Creating and maintaining a complete, up-to-date index over your data is necessary for good search. Much of this process consists of data munging. Connectors and pipelines make this chore manageable, repeatable, and testable. It can be automated using Fusion’s job scheduling and alerting mechanisms.
Search and Relevancy
Once a datasource has been configured and the indexing job is complete, the collection can be searched using the search results tool. A wildcard query of “:” will match all documents in the collection. The following screenshot shows the result of running this query via the search box at the top of the search results panel:
After running the datasource exactly once, the collection consists of 76 posts from the Lucidworks blog, as indicated by the “Last Job” report on the datasource panel, circled in yellow. This agrees with the “num found”, also circled in yellow, at the top of the search results page.

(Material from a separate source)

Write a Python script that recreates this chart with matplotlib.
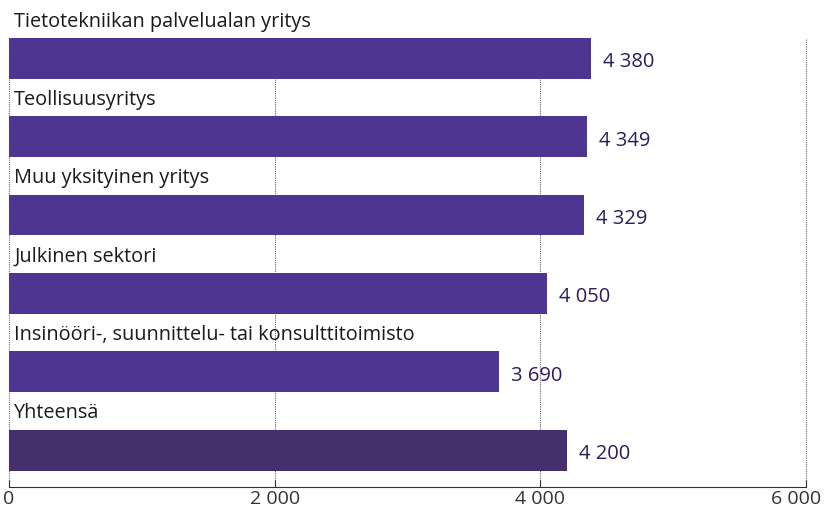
import matplotlib
matplotlib.use('Agg')
import matplotlib.pyplot as plt
from matplotlib.transforms import ScaledTranslation

# data
categories = ['Tietotekniikan palvelualan yritys', 'Teollisuusyritys',
              'Muu yksityinen yritys', 'Julkinen sektori',
              'Insinööri-, suunnittelu- tai konsulttitoimisto', 'Yhteensä']
values = [4380, 4349, 4329, 4050, 3690, 4200]
xticks = [0, 2000, 4000, 6000]

colors = ['#4f3592'] * 5 + ['#45306d']

def fmt(v):
    return '{:,}'.format(v).replace(',', ' ')

plt.rcParams['font.family'] = ['Open Sans', 'DejaVu Sans']

fig = plt.figure(figsize=(8.25, 5.09), dpi=100)
ax = fig.add_axes([9/825, 22/509, 797/825, 449/509])

ypos = list(range(len(categories)))
ax.barh(ypos, values, height=0.52, color=colors, zorder=2)

for y, v, c in zip(ypos, values, categories):
    ax.text(v + 90, y + 0.05, fmt(v), va='center', ha='left',
            fontsize=14.5, color='#2d1b5e')
    ax.text(40, y - 0.47, c, va='center', ha='left', fontsize=14.3,
            color='#1a1a1a', clip_on=False)

ax.set_xlim(0, 6000)
ax.set_ylim(5.47, -0.26)
ax.set_xticks(xticks)
ax.set_xticklabels([fmt(t) for t in xticks], fontsize=14, color='#333333')
ax.set_yticks([])
for t in xticks:
    ax.axvline(t, linestyle=(0, (1, 1)), color='#666666', linewidth=0.8,
               zorder=0, clip_on=False)
for s in ['top', 'right', 'left']:
    ax.spines[s].set_visible(False)
ax.spines['bottom'].set_color('#333333')
ax.tick_params(axis='x', direction='in', length=5, width=0.8, color='#333333', pad=2)

lab = ax.get_xticklabels()[-1]
lab.set_transform(lab.get_transform() + ScaledTranslation(-10/100, 0, fig.dpi_scale_trans))

fig.savefig('out.png', dpi=100)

The search query “Fusion” returns the most relevant blog posts about Fusion:
There are 18 blog posts altogether which have the word “Fusion” either in the title or body of the post. In this screenshot we see the 10 most relevant posts, ranked in descending order.
A search application takes a user search query and returns search results which the user deems relevant. A well-tuned search application is one where the both the user and the system agree on both the set of relevant documents returned for a query and the order in which they are ranked. Fusion’s query pipelines allow you to tune your search and the search results tool lets you test your changes.
Because this post is a brief and gentle introduction to Fusion, I omitted a few details and skipped over a few steps. Nonetheless, I hope that this introduction to the basics of Fusion has made you curious enough to try it for yourself.